Tracy sighed and crammed the last bit of cheese straw into her mouth, brushed the flakes off her clothes and washed her hands. She had a sudden image of the cold, poky bathroom in the Lovell Park flat. There had been make-up scattered messily on a shelf. A plastic submarine lay beached in the grubby bathtub. Were Carol’s last thoughts for her son? She must have been afraid that he’d be killed as well. What chance does he have? Marilyn Nettles said.

In the kitchen her mother was unmoulding a temperamental charlotte russe. ‘Have to go out, Mum,’Tracy shouted down the hallway. She unhooked her lightweight summer mac from the hallstand and accelerated out of the house, her mother’s faint cries of protest following her down the garden path.

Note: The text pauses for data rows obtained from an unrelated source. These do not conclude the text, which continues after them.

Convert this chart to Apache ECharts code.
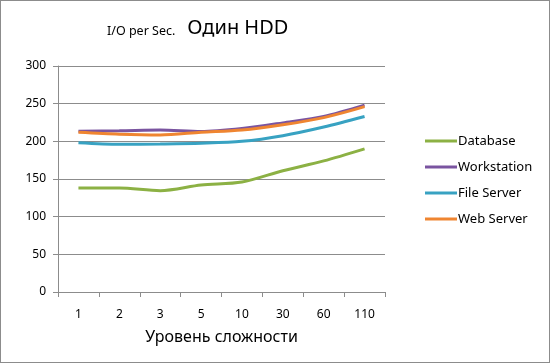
<!DOCTYPE html>
<html><head><meta charset="utf-8">
<script src="https://cdn.jsdelivr.net/npm/echarts@6/dist/echarts.min.js"></script>
<style>html,body{margin:0;padding:0;background:#fff}#c{width:548px;height:361px;border:1px solid #8c8c8c}</style>
</head><body><div id="c"></div>
<script>
const categories = ['1','2','3','5','10','30','60','110'];
const database    = [138, 138, 134.5, 142, 146, 161, 174, 190];
const workstation = [213.5, 214, 215, 213, 217, 224.5, 233, 248];
const fileServer  = [198, 196, 196.5, 197.5, 200, 207.5, 219, 233];
const webServer   = [212, 209.5, 208.5, 212, 215, 222, 231.5, 246];
const yTicks = {min: 0, max: 300, interval: 50};

const FONT = '"Noto Sans", "Open Sans", sans-serif';
const chart = echarts.init(document.getElementById('c'));
const mk = (name, data, color) => ({
  name, type: 'line', data, smooth: 0.3, symbol: 'none',
  lineStyle: {color, width: 3}, itemStyle: {color}
});
chart.setOption({
  animation: false,
  textStyle: {fontFamily: FONT},
  title: {
    text: '{s|I/O per Sec.}{g|}{b|Один HDD}',
    left: 101, top: 12,
    textStyle: {fontWeight: 'normal', rich: {
      s: {fontSize: 12.5, fontFamily: FONT, color: '#000', fontWeight: 'normal', verticalAlign: 'bottom'},
      g: {width: 12},
      b: {fontSize: 20, fontFamily: FONT, color: '#000', fontWeight: 'normal'}
    }}
  },
  grid: {left: 57, right: 164, top: 65, bottom: 70, containLabel: false},
  legend: {
    orient: 'vertical', left: 419, top: 126, itemGap: 8,
    icon: 'rect', itemWidth: 32, itemHeight: 3,
    textStyle: {fontSize: 13, fontFamily: FONT, color: '#000', padding: [0, 0, 0, -4], lineHeight: 18},
    data: ['Database', 'Workstation', 'File Server', 'Web Server']
  },
  xAxis: {
    type: 'category', data: categories, boundaryGap: true,
    name: 'Уровень сложности', nameLocation: 'middle', nameGap: 37,
    nameTextStyle: {fontSize: 16, fontFamily: FONT, color: '#000'},
    axisLine: {lineStyle: {color: '#8c8c8c'}},
    axisTick: {show: true, length: 5, lineStyle: {color: '#8c8c8c'}},
    axisLabel: {fontSize: 12, color: '#000', margin: 17, fontFamily: FONT}
  },
  yAxis: {
    type: 'value', min: yTicks.min, max: yTicks.max, interval: yTicks.interval,
    axisLine: {show: true, lineStyle: {color: '#8c8c8c'}},
    axisTick: {show: true, length: 5, lineStyle: {color: '#8c8c8c'}},
    axisLabel: {fontSize: 12, color: '#000', margin: 12, fontFamily: FONT},
    splitLine: {lineStyle: {color: '#8c8c8c'}}
  },
  series: [
    mk('Database', database, '#8CB144'),
    mk('Workstation', workstation, '#7A54A0'),
    mk('File Server', fileServer, '#38A2C2'),
    mk('Web Server', webServer, '#EF8531')
  ]
});
</script></body></html>
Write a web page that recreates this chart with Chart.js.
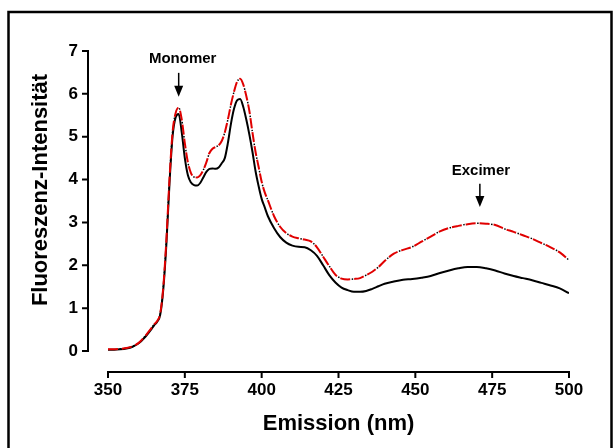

She traipsed through the rain, visiting every orphanage and care home in the book. None of them had heard of Michael Braithwaite, but, of course not, his name had been changed, according to Marilyn Nettles. She tried describing him, Little boy, four years old, mother murdered, but everywhere she went heads were shaken, doors were closed. Warrant card didn’t seem to help at all, positively hindered, in fact. It was ten o’clock at night when she finally got back to her own flat, soaked through to the bone. The party would be long over now, her mother would already have hoovered up every last crumb.

Linda Pallister had a Hillman Imp now, it seemed. Couldn’t drive it though because Tracy was standing in the road in front of it.

‘Tell me where he is, Linda. Tell me what he’s called.’

Linda rolled down the car window and said, ‘Go away, leave me alone or I’ll call the police.’

‘I am the police,’ Tracy said. ‘This uniform isn’t fancy-dress.’ Should have thumped her one. Should have pulled her fingernails out one by one until she told. But that was then.